# Written problem:
Your output is the lines from the first one to the one containing "[draw=linkgray, line width=2pt]", repeated exactly, with images left out.

________________

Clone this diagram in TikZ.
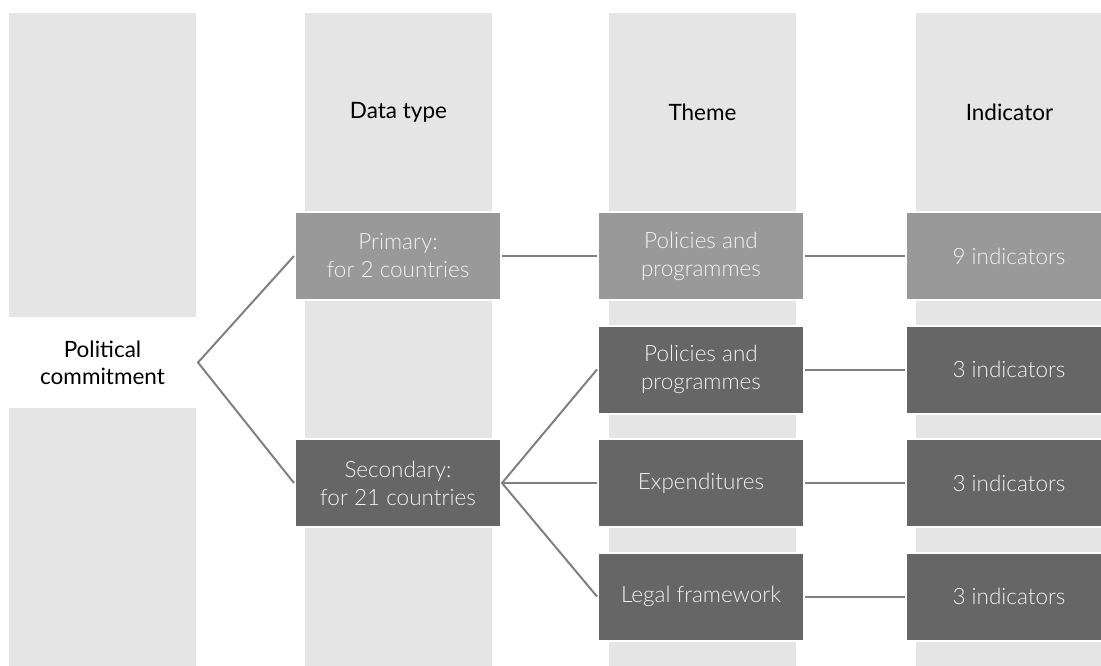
\documentclass[tikz,border=0pt]{standalone}
\usepackage{fontspec}
\setmainfont{Lato}
\newfontfamily\lightfont{Lato Light}
\usetikzlibrary{positioning}
\definecolor{colbg}{HTML}{E5E5E5}
\definecolor{boxmid}{HTML}{999999}
\definecolor{boxdark}{HTML}{666666}
\definecolor{linkgray}{HTML}{808080}
\definecolor{boxtext}{HTML}{F2F2F2}
\tikzstyle{column} = [rectangle, fill=colbg, minimum width=187pt, minimum height=660pt, inner sep=0pt, anchor=north]
\tikzstyle{header} = [text=black, font=\fontsize{22.5}{28}\selectfont]
\tikzstyle{primary} = [rectangle, minimum width=206pt, minimum height=88pt, align=center, draw=white, line width=2pt, fill=boxmid, text=boxtext, font=\lightfont\fontsize{22.5}{28}\selectfont]
\tikzstyle{secondary} = [primary, fill=boxdark]
\tikzstyle{start} = [rectangle, minimum width=189pt, minimum height=89pt, align=center, draw=white, line width=2pt, fill=white, text=black, font=\fontsize{22.5}{27}\selectfont]
\tikzstyle{link} = [draw=linkgray, line width=2pt]

\begin{document}
\begin{tikzpicture}[x=1pt,y=-1pt]
\useasboundingbox (0,0) rectangle (1101,666);
\clip (0,0) rectangle (1101,666);
% background columns
\node (colpol) [column] at (102.5,13) {};
\node (coltype) [column] at (398.5,13) {};
\node (coltheme) [column] at (702.5,13) {};
\node (colind) [column] at (1009.5,13) {};

\node (htype) [header] at (398.5,112) {Data type};
\node (htheme) [header] at (702.5,112) {Theme};
\node (hind) [header] at (1009.5,112) {Indicator};

\node (pol) [start] at (102.5,362.5) {Political\\commitment};
\node (prim) [primary] at (398,256) {Primary:\\for 2 countries};
\node (sec) [secondary] at (398,483) {Secondary:\\for 21 countries};

\node (thpp) [primary] at (701,256) {Policies and\\programmes};
\node (thpptwo) [secondary] at (701,369.5) {Policies and\\programmes};
\node (thexp) [secondary] at (701,483) {Expenditures};
\node (thlegal) [secondary] at (701,596.5) {Legal framework};

\node (indnine) [primary] at (1009,256) {9 indicators};
\node (indpp) [secondary] at (1009,369.5) {3 indicators};
\node (indexp) [secondary] at (1009,483) {3 indicators};
\node (indlegal) [secondary] at (1009,596.5) {3 indicators};

\draw [link] (prim.west) -- (pol.east) -- (sec.west);
\draw [link] (prim) -- (thpp);
\draw [link] (thpp) -- (indnine);
\draw [link] (thpptwo.west) -- (sec.east) -- (thlegal.west);
\draw [link] (sec.east) -- (thexp.west);
\draw [link] (thpptwo) -- (indpp);
\draw [link] (thexp) -- (indexp);
\draw [link] (thlegal) -- (indlegal);
\end{tikzpicture}
\end{document}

________________

# Task output:
Clone this diagram in TikZ.
\documentclass[tikz,border=0pt]{standalone}
\usepackage{fontspec}
\setmainfont{Lato}
\newfontfamily\lightfont{Lato Light}
\usetikzlibrary{positioning}
\definecolor{colbg}{HTML}{E5E5E5}
\definecolor{boxmid}{HTML}{999999}
\definecolor{boxdark}{HTML}{666666}
\definecolor{linkgray}{HTML}{808080}
\definecolor{boxtext}{HTML}{F2F2F2}
\tikzstyle{column} = [rectangle, fill=colbg, minimum width=187pt, minimum height=660pt, inner sep=0pt, anchor=north]
\tikzstyle{header} = [text=black, font=\fontsize{22.5}{28}\selectfont]
\tikzstyle{primary} = [rectangle, minimum width=206pt, minimum height=88pt, align=center, draw=white, line width=2pt, fill=boxmid, text=boxtext, font=\lightfont\fontsize{22.5}{28}\selectfont]
\tikzstyle{secondary} = [primary, fill=boxdark]
\tikzstyle{start} = [rectangle, minimum width=189pt, minimum height=89pt, align=center, draw=white, line width=2pt, fill=white, text=black, font=\fontsize{22.5}{27}\selectfont]
\tikzstyle{link} = [draw=linkgray, line width=2pt]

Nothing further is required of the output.